Start Data supplied

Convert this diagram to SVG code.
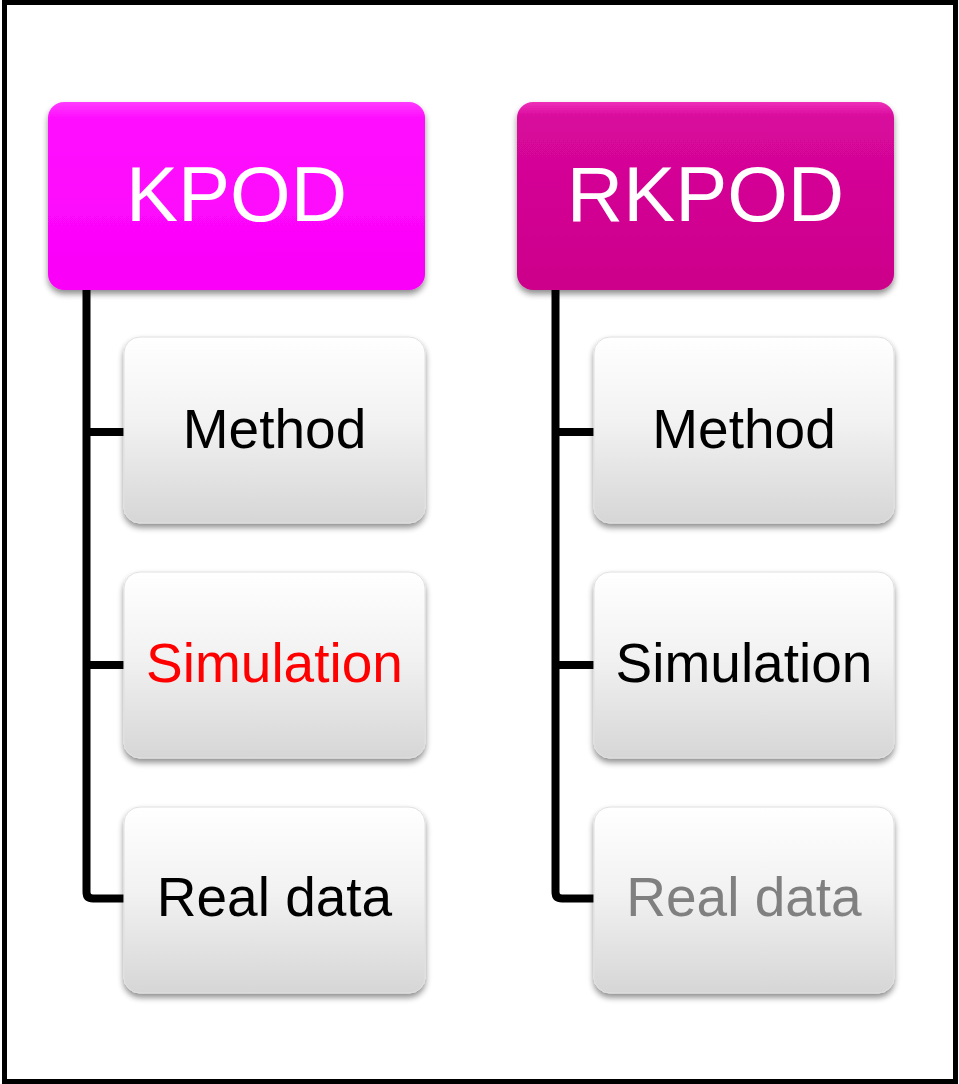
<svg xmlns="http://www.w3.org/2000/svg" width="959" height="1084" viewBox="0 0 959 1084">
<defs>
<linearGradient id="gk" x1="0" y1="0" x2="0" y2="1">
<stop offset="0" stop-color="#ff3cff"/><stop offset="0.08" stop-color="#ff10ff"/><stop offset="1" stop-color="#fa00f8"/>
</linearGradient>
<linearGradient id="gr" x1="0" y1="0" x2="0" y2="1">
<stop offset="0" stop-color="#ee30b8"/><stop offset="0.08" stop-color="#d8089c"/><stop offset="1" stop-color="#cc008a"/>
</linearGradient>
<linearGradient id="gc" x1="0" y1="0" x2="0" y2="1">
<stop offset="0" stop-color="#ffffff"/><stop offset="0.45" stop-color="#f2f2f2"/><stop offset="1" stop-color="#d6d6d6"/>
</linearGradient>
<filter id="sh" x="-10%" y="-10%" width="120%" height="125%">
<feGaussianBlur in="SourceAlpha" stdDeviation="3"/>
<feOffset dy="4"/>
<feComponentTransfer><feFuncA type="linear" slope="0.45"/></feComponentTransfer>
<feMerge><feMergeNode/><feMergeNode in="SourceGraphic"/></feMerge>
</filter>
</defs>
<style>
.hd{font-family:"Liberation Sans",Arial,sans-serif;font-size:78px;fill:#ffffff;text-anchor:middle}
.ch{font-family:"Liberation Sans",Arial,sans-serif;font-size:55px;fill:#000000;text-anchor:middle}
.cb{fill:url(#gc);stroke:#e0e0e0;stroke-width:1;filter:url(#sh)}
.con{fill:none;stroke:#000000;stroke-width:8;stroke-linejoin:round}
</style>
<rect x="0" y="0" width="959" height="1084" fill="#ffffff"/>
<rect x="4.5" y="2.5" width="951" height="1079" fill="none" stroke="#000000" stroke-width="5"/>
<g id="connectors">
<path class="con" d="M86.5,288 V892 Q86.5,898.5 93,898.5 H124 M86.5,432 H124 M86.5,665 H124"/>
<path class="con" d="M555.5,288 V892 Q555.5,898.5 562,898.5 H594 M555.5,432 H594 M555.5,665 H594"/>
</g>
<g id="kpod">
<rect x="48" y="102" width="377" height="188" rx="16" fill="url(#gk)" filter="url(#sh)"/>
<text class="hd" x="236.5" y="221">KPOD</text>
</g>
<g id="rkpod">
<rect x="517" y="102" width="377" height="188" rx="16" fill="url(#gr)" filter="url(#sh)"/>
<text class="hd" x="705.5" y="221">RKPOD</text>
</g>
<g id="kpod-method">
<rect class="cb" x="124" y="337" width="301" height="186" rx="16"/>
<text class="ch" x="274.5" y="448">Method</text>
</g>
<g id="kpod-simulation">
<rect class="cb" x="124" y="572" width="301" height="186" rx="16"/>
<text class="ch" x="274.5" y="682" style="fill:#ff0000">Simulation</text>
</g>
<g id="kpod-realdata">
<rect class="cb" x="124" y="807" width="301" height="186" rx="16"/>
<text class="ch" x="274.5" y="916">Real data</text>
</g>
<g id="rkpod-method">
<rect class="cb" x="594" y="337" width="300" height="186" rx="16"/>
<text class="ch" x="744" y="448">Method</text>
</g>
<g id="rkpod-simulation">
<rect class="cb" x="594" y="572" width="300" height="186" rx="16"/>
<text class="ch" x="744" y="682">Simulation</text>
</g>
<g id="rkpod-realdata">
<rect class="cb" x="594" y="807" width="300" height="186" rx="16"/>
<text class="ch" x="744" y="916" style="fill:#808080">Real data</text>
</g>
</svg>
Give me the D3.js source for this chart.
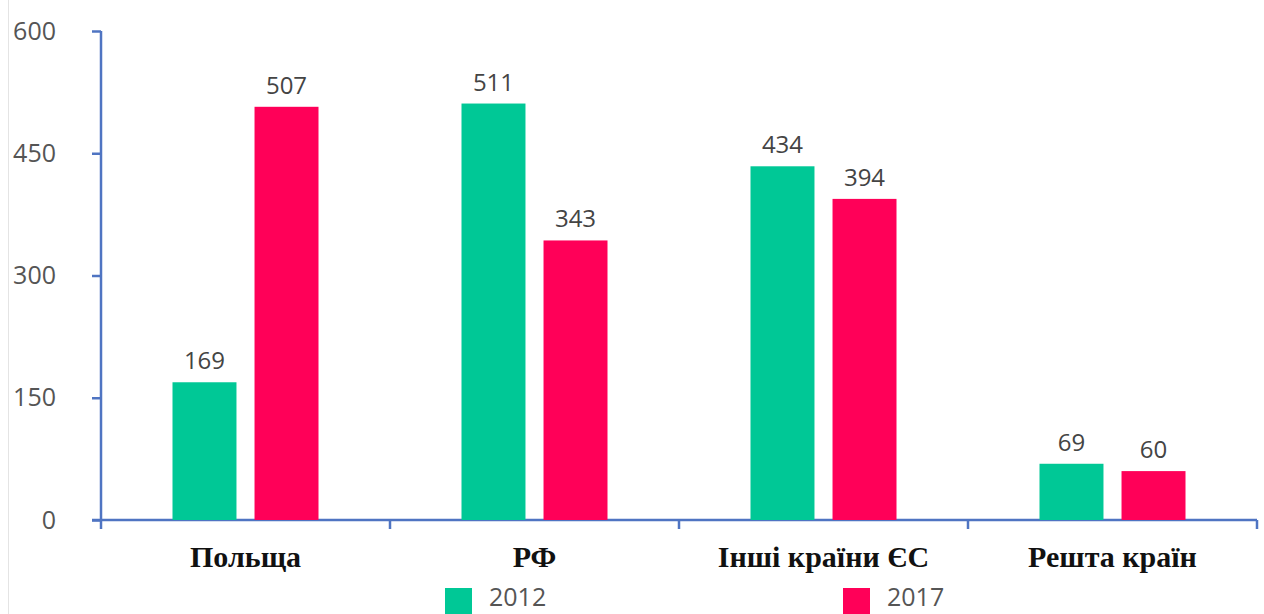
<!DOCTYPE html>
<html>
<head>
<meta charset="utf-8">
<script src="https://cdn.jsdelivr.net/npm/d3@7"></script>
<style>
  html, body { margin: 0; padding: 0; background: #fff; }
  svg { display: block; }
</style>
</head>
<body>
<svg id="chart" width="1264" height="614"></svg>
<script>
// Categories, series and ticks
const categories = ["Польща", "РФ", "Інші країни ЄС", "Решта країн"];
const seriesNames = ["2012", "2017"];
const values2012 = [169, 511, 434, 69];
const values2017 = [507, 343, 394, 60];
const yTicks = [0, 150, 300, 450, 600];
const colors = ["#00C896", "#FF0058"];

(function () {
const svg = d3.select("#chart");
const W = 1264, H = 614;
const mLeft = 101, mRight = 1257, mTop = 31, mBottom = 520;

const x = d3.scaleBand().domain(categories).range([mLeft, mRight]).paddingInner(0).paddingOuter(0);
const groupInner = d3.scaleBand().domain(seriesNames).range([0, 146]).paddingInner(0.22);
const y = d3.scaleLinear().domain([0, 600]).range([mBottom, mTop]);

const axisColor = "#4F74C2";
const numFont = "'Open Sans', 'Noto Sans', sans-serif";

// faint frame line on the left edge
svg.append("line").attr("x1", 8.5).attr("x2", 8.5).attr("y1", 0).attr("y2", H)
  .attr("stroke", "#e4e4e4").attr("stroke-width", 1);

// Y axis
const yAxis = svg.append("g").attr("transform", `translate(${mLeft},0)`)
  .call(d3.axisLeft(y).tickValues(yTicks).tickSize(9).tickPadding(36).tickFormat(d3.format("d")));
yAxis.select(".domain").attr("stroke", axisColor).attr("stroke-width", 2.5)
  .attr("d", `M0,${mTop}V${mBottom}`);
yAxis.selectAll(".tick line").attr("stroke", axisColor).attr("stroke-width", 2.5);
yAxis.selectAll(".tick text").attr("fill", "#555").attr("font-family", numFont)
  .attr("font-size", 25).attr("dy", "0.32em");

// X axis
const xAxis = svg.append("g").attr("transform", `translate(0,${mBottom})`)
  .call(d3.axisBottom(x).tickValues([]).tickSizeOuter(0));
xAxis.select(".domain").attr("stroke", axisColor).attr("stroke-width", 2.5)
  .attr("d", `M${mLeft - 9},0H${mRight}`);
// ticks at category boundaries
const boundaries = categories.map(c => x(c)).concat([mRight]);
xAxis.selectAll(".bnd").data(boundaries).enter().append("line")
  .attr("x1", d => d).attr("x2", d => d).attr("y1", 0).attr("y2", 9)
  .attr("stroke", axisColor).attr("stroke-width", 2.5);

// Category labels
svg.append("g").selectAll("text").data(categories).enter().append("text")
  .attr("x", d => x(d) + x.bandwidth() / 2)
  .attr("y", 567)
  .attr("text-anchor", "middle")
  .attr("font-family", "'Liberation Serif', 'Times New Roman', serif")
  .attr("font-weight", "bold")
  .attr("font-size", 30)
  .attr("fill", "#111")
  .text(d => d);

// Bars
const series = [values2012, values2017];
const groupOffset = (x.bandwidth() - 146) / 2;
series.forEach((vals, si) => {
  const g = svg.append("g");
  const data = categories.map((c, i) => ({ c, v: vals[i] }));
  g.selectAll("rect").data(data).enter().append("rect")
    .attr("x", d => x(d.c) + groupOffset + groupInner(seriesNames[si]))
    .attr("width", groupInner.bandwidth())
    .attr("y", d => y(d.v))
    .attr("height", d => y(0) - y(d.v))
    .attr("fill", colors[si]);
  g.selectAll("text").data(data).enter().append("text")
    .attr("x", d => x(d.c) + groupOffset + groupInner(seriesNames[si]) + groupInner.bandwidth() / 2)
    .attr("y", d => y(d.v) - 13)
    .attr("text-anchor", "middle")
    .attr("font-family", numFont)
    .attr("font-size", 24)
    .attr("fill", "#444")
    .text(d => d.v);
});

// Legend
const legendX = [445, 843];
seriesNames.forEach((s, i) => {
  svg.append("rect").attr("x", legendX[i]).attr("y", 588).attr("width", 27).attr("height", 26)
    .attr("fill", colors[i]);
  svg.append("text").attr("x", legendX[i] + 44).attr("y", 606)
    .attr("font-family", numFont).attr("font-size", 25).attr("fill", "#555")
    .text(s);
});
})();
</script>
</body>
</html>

End Data supplied

=== Problem statement ===
Search the records above for the string "this". Copy every line that contains it.

=== Exercise result ===
Convert this diagram to SVG code.
Give me the D3.js source for this chart.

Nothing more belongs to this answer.